■ Given records:
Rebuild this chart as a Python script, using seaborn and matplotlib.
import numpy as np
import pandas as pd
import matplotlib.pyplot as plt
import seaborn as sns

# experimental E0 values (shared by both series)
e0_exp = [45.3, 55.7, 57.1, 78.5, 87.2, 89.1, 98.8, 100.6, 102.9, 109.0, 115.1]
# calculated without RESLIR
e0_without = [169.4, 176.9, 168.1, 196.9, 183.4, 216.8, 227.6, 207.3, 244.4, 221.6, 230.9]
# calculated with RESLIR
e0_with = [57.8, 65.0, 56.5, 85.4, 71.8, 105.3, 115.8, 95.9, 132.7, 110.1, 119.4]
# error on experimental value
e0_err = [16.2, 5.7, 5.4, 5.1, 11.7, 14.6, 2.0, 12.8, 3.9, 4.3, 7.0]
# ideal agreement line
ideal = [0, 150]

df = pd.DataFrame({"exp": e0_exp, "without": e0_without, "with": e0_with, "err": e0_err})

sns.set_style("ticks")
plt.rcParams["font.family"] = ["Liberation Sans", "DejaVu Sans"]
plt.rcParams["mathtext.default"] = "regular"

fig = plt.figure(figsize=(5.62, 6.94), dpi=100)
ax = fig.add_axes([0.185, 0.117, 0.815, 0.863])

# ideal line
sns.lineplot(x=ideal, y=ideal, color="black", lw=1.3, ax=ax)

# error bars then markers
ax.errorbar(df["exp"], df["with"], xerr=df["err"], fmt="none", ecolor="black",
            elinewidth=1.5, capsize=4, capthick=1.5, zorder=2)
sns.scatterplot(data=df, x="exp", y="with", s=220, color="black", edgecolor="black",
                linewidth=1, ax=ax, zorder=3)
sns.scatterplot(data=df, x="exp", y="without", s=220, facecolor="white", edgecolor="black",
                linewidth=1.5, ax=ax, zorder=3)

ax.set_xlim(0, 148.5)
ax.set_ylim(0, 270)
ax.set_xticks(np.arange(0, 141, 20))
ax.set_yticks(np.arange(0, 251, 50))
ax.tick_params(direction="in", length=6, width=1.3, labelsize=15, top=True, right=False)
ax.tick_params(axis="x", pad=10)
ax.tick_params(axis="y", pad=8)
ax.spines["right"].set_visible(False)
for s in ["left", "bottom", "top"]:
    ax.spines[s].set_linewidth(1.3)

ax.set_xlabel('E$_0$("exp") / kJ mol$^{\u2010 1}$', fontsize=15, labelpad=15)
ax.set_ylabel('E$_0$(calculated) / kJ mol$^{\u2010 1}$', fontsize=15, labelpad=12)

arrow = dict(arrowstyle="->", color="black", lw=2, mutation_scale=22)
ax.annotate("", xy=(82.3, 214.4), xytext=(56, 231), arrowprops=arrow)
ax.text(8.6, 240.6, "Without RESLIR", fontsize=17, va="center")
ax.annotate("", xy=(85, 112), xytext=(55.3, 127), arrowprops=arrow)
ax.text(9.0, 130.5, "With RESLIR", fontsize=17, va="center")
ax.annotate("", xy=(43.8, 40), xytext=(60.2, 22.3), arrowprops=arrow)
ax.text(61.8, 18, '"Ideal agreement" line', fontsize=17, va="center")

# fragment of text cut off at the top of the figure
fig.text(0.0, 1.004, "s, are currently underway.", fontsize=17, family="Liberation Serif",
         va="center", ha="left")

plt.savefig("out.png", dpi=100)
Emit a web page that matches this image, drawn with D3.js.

■ To do:
Each line of the material must be restated exactly.

■ Reply:
Rebuild this chart as a Python script, using seaborn and matplotlib.
import numpy as np
import pandas as pd
import matplotlib.pyplot as plt
import seaborn as sns

# experimental E0 values (shared by both series)
e0_exp = [45.3, 55.7, 57.1, 78.5, 87.2, 89.1, 98.8, 100.6, 102.9, 109.0, 115.1]
# calculated without RESLIR
e0_without = [169.4, 176.9, 168.1, 196.9, 183.4, 216.8, 227.6, 207.3, 244.4, 221.6, 230.9]
# calculated with RESLIR
e0_with = [57.8, 65.0, 56.5, 85.4, 71.8, 105.3, 115.8, 95.9, 132.7, 110.1, 119.4]
# error on experimental value
e0_err = [16.2, 5.7, 5.4, 5.1, 11.7, 14.6, 2.0, 12.8, 3.9, 4.3, 7.0]
# ideal agreement line
ideal = [0, 150]

df = pd.DataFrame({"exp": e0_exp, "without": e0_without, "with": e0_with, "err": e0_err})

sns.set_style("ticks")
plt.rcParams["font.family"] = ["Liberation Sans", "DejaVu Sans"]
plt.rcParams["mathtext.default"] = "regular"

fig = plt.figure(figsize=(5.62, 6.94), dpi=100)
ax = fig.add_axes([0.185, 0.117, 0.815, 0.863])

# ideal line
sns.lineplot(x=ideal, y=ideal, color="black", lw=1.3, ax=ax)

# error bars then markers
ax.errorbar(df["exp"], df["with"], xerr=df["err"], fmt="none", ecolor="black",
            elinewidth=1.5, capsize=4, capthick=1.5, zorder=2)
sns.scatterplot(data=df, x="exp", y="with", s=220, color="black", edgecolor="black",
                linewidth=1, ax=ax, zorder=3)
sns.scatterplot(data=df, x="exp", y="without", s=220, facecolor="white", edgecolor="black",
                linewidth=1.5, ax=ax, zorder=3)

ax.set_xlim(0, 148.5)
ax.set_ylim(0, 270)
ax.set_xticks(np.arange(0, 141, 20))
ax.set_yticks(np.arange(0, 251, 50))
ax.tick_params(direction="in", length=6, width=1.3, labelsize=15, top=True, right=False)
ax.tick_params(axis="x", pad=10)
ax.tick_params(axis="y", pad=8)
ax.spines["right"].set_visible(False)
for s in ["left", "bottom", "top"]:
    ax.spines[s].set_linewidth(1.3)

ax.set_xlabel('E$_0$("exp") / kJ mol$^{\u2010 1}$', fontsize=15, labelpad=15)
ax.set_ylabel('E$_0$(calculated) / kJ mol$^{\u2010 1}$', fontsize=15, labelpad=12)

arrow = dict(arrowstyle="->", color="black", lw=2, mutation_scale=22)
ax.annotate("", xy=(82.3, 214.4), xytext=(56, 231), arrowprops=arrow)
ax.text(8.6, 240.6, "Without RESLIR", fontsize=17, va="center")
ax.annotate("", xy=(85, 112), xytext=(55.3, 127), arrowprops=arrow)
ax.text(9.0, 130.5, "With RESLIR", fontsize=17, va="center")
ax.annotate("", xy=(43.8, 40), xytext=(60.2, 22.3), arrowprops=arrow)
ax.text(61.8, 18, '"Ideal agreement" line', fontsize=17, va="center")

# fragment of text cut off at the top of the figure
fig.text(0.0, 1.004, "s, are currently underway.", fontsize=17, family="Liberation Serif",
         va="center", ha="left")

plt.savefig("out.png", dpi=100)
Emit a web page that matches this image, drawn with D3.js.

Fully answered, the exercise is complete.